À l’heure d’aujourd’hui, 70% des smartphones vendus en Chine, de marque Huawei, Oppo, Xiaomi, Vivo, Samsung, sont compatibles avec BeiDou. Fin 2019, quelque 6,6 millions de véhicules embarquaient des récepteurs BeiDou. Un chiffre amené à augmenter puisqu’un plan gouvernemental publié il y a deux ans stipule que tous les nouveaux modèles de voitures sortis en 2020 devront être reliés au système BeiDou. Pour l’aviation, il est encore trop tôt, faute de standards et de certifications des récepteurs…

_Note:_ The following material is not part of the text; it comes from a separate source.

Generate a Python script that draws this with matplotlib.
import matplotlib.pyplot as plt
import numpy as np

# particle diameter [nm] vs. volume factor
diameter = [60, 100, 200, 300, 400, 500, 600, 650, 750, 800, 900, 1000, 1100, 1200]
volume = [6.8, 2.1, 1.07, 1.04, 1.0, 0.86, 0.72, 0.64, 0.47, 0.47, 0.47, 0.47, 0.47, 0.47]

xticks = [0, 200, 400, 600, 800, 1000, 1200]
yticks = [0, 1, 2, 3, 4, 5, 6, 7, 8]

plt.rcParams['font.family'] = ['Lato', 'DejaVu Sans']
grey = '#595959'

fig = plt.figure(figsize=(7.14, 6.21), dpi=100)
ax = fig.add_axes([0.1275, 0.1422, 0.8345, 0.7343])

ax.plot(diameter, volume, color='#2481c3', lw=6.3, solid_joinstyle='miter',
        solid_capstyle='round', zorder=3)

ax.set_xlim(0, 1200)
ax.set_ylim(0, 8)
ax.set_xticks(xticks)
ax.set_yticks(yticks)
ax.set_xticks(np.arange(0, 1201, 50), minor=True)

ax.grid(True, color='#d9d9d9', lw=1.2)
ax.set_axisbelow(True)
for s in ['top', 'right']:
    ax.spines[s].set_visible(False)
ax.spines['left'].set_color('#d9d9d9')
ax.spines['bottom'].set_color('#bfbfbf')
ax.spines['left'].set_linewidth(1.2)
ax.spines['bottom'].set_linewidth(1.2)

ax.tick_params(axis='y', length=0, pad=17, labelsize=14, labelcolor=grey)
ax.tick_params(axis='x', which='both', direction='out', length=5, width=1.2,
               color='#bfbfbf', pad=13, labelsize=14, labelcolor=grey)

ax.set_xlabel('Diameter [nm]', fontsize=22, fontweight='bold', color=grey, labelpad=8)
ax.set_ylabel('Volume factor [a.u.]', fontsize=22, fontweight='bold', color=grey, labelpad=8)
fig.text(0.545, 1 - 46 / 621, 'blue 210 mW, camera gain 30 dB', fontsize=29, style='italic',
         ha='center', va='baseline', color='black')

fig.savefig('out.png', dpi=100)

Au total, le secteur de la navigation par satellite devrait représenter 400 milliards de yuans (50 milliards d’euros) d’ici la fin de l’année. Et ce n’est qu’un début : à l’avenir, BeiDou devrait permettre à la Chine d’accélérer le développement des technologies liées aux véhicules autonomes, à l’intelligence artificielle, la 5G… Et maintenant que la couverture de BeiDou est mondiale, la Chine devrait redoubler d’efforts pour en faire la promotion le long de ses « nouvelles routes de la soie ». La Thaïlande, l’Iran, la Birmanie, le Cambodge, l’Indonésie, l’Ouganda ont déjà fait confiance au « GPS chinois ». Selon Yang Chengfeng, ingénieur en chef, « BeiDou offre une alternative aux pays désireux de réduire leur dépendance vis-à-vis du système américain ». Un argument qui a fait mouche au Pakistan, dont les militaires utilisent la même version de BeiDou que l’armée chinoise. À ce jour, BeiDou serait déjà utilisé dans une centaine de pays.